■ SET EXERCISE
Pull out of the data below the stretch of lines bounded by the one containing "Reproduce this chart with D3.js." and the one containing "37.2, 37.2, 37.2];", both bounds included, unchanged.

-- start of DATA ROWS --

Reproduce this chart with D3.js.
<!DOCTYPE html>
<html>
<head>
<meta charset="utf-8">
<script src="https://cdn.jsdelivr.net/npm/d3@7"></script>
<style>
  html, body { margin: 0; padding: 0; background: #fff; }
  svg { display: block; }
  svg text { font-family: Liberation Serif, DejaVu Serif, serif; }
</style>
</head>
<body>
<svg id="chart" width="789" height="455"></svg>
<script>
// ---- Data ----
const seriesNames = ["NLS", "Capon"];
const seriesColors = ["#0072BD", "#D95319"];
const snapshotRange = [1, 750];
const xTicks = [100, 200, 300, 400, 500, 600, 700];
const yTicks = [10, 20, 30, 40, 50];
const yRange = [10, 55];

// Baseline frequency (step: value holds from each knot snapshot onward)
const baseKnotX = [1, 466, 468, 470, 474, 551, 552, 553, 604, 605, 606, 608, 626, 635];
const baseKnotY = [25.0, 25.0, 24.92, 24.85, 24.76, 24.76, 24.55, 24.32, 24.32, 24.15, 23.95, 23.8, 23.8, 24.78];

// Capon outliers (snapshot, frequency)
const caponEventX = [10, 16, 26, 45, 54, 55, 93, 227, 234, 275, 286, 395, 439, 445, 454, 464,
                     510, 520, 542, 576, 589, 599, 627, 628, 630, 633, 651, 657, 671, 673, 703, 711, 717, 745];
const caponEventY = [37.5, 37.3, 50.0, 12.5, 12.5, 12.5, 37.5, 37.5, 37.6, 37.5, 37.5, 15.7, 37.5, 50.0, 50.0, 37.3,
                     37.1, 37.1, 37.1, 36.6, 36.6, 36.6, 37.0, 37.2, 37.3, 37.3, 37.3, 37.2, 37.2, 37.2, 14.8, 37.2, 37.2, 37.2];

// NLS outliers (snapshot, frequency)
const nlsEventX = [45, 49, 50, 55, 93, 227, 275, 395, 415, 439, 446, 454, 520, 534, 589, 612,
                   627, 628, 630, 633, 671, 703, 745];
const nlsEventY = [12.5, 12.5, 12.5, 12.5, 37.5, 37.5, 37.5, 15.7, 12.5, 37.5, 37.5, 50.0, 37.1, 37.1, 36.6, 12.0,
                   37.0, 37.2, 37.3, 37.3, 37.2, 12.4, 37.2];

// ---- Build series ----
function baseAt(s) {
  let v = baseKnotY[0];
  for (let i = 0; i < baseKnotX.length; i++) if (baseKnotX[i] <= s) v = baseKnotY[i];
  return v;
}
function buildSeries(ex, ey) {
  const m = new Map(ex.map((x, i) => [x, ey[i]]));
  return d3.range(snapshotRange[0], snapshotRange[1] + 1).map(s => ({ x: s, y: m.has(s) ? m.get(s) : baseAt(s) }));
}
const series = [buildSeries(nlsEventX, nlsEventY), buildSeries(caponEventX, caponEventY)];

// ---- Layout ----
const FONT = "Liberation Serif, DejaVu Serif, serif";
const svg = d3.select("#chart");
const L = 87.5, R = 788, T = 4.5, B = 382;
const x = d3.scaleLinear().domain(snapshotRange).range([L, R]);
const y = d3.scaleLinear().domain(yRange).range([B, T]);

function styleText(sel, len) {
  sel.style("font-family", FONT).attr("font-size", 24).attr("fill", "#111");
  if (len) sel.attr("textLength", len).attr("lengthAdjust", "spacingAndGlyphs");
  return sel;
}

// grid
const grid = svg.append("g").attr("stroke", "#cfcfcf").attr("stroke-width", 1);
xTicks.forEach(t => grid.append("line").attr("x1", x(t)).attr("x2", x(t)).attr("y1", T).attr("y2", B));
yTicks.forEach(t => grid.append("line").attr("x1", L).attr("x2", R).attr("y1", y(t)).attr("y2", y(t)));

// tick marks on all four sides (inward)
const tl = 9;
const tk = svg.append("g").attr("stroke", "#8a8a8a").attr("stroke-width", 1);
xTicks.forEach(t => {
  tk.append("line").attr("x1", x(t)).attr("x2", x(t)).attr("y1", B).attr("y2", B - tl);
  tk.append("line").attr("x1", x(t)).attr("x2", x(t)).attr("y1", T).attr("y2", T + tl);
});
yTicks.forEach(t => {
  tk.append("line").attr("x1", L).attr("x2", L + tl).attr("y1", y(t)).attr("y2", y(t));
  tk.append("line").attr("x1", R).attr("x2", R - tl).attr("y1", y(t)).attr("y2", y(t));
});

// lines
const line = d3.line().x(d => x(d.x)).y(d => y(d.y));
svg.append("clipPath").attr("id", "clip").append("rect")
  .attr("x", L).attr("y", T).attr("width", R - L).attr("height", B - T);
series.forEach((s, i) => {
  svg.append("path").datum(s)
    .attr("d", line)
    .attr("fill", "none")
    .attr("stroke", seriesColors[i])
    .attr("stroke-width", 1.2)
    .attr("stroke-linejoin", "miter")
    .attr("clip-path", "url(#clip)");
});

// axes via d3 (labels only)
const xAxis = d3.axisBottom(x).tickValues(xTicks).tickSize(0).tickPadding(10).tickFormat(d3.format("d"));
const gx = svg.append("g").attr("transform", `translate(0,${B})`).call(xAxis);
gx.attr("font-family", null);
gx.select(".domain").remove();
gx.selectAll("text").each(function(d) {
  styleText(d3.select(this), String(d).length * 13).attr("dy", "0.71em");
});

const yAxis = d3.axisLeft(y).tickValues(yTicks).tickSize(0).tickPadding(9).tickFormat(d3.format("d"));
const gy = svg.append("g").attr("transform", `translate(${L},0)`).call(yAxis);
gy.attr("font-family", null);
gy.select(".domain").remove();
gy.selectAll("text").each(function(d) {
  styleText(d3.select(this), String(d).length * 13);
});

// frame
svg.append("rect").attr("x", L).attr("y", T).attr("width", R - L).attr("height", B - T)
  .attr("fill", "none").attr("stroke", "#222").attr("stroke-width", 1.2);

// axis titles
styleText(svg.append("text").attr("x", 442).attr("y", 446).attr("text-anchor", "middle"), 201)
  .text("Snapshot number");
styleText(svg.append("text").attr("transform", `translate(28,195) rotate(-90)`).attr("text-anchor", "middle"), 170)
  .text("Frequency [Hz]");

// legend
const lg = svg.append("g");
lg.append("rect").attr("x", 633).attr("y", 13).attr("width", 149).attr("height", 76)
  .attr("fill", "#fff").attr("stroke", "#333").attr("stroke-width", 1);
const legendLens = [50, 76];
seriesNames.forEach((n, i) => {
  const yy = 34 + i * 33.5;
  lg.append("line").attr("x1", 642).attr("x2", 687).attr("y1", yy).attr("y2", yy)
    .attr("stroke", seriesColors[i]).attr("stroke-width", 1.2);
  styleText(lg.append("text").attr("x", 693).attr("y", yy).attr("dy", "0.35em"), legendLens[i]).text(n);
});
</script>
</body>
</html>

-- end of DATA ROWS --
-- start of DATA ROWS --

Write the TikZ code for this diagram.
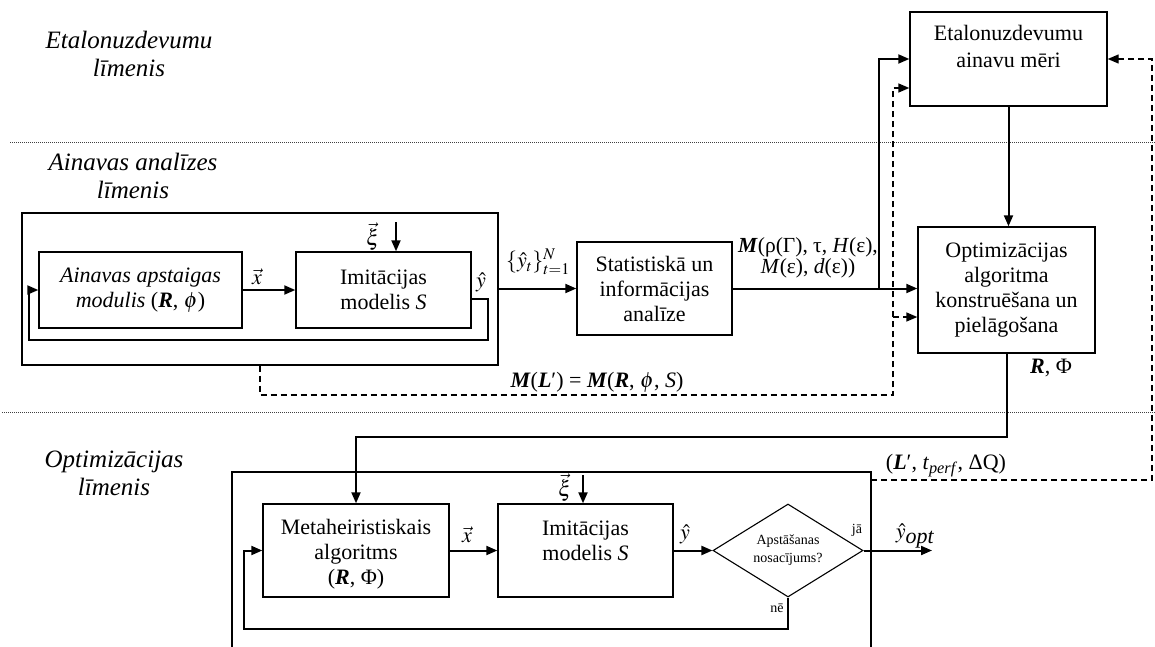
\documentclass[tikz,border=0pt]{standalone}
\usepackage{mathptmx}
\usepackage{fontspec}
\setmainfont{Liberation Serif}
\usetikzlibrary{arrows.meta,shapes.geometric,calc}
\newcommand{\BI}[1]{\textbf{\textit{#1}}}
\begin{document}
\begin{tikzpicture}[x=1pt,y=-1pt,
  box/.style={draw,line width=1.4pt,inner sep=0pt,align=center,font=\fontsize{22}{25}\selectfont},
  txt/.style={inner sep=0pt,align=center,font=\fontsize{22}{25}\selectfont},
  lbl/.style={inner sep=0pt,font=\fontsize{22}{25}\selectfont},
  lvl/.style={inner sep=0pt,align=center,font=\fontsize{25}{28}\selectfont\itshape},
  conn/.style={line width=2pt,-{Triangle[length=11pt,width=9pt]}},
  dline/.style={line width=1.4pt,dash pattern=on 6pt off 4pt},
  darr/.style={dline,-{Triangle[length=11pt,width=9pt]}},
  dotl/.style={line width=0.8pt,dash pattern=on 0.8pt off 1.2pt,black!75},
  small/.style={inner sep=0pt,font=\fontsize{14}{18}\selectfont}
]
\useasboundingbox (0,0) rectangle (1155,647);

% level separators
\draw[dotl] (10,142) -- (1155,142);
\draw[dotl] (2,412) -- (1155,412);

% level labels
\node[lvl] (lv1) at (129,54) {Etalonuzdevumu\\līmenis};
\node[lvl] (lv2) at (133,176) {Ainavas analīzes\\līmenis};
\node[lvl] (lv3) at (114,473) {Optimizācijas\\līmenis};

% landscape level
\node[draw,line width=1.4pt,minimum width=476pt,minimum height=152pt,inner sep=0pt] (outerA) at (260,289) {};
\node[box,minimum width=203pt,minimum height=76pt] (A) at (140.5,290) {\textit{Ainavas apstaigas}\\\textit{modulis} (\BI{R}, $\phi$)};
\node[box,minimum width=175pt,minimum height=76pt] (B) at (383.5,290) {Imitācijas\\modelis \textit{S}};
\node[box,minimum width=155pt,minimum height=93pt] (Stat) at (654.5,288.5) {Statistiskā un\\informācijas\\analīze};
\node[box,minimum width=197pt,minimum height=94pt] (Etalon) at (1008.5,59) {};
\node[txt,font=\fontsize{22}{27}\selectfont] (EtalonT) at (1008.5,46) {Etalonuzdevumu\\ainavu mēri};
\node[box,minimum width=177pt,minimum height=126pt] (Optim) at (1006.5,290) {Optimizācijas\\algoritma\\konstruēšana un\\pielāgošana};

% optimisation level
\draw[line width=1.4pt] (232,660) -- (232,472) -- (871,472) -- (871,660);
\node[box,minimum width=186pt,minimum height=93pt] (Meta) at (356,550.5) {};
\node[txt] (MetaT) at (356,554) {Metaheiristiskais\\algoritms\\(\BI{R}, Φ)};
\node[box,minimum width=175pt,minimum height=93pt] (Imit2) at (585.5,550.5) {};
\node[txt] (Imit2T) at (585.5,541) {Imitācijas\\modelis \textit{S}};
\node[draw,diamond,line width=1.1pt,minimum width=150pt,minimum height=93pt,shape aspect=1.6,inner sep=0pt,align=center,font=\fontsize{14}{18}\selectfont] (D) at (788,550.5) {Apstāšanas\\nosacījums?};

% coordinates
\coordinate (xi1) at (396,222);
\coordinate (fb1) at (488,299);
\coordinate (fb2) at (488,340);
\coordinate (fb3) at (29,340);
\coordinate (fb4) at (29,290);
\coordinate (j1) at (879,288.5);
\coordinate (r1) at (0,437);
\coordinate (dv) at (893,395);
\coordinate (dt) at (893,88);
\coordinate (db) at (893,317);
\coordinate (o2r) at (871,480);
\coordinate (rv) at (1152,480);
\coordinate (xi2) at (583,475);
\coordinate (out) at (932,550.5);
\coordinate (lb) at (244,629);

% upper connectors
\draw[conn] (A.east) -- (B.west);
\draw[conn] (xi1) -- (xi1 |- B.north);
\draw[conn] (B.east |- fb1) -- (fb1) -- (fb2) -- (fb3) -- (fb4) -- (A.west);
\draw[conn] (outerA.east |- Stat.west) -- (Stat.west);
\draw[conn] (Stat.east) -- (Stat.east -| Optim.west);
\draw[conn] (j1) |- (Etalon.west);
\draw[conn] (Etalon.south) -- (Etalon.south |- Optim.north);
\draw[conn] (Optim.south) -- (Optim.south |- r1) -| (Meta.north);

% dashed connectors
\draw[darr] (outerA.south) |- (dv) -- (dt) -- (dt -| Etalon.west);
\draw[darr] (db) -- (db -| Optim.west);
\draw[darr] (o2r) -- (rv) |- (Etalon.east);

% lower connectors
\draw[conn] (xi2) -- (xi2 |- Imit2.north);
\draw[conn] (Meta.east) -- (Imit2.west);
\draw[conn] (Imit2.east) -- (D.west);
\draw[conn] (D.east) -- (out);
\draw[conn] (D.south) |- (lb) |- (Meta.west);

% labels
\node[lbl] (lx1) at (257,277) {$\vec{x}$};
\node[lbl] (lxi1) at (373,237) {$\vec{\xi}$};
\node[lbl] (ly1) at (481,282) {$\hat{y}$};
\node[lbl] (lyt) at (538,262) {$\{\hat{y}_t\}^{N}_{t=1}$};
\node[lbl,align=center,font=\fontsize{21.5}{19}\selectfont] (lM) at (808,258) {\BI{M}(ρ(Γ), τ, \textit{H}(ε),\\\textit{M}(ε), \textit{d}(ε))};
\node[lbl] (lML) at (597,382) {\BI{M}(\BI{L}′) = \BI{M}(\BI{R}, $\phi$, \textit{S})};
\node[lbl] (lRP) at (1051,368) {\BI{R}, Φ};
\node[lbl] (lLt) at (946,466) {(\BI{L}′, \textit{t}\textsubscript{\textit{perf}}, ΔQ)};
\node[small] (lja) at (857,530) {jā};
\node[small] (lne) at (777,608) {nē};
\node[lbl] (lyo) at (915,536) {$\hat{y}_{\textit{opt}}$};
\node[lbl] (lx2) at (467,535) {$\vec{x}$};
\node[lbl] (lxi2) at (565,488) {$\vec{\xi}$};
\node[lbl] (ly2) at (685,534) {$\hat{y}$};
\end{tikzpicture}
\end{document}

-- end of DATA ROWS --

■ ANSWER TO THE EXERCISE
Reproduce this chart with D3.js.
<!DOCTYPE html>
<html>
<head>
<meta charset="utf-8">
<script src="https://cdn.jsdelivr.net/npm/d3@7"></script>
<style>
  html, body { margin: 0; padding: 0; background: #fff; }
  svg { display: block; }
  svg text { font-family: Liberation Serif, DejaVu Serif, serif; }
</style>
</head>
<body>
<svg id="chart" width="789" height="455"></svg>
<script>
// ---- Data ----
const seriesNames = ["NLS", "Capon"];
const seriesColors = ["#0072BD", "#D95319"];
const snapshotRange = [1, 750];
const xTicks = [100, 200, 300, 400, 500, 600, 700];
const yTicks = [10, 20, 30, 40, 50];
const yRange = [10, 55];

// Baseline frequency (step: value holds from each knot snapshot onward)
const baseKnotX = [1, 466, 468, 470, 474, 551, 552, 553, 604, 605, 606, 608, 626, 635];
const baseKnotY = [25.0, 25.0, 24.92, 24.85, 24.76, 24.76, 24.55, 24.32, 24.32, 24.15, 23.95, 23.8, 23.8, 24.78];

// Capon outliers (snapshot, frequency)
const caponEventX = [10, 16, 26, 45, 54, 55, 93, 227, 234, 275, 286, 395, 439, 445, 454, 464,
                     510, 520, 542, 576, 589, 599, 627, 628, 630, 633, 651, 657, 671, 673, 703, 711, 717, 745];
const caponEventY = [37.5, 37.3, 50.0, 12.5, 12.5, 12.5, 37.5, 37.5, 37.6, 37.5, 37.5, 15.7, 37.5, 50.0, 50.0, 37.3,
                     37.1, 37.1, 37.1, 36.6, 36.6, 36.6, 37.0, 37.2, 37.3, 37.3, 37.3, 37.2, 37.2, 37.2, 14.8, 37.2, 37.2, 37.2];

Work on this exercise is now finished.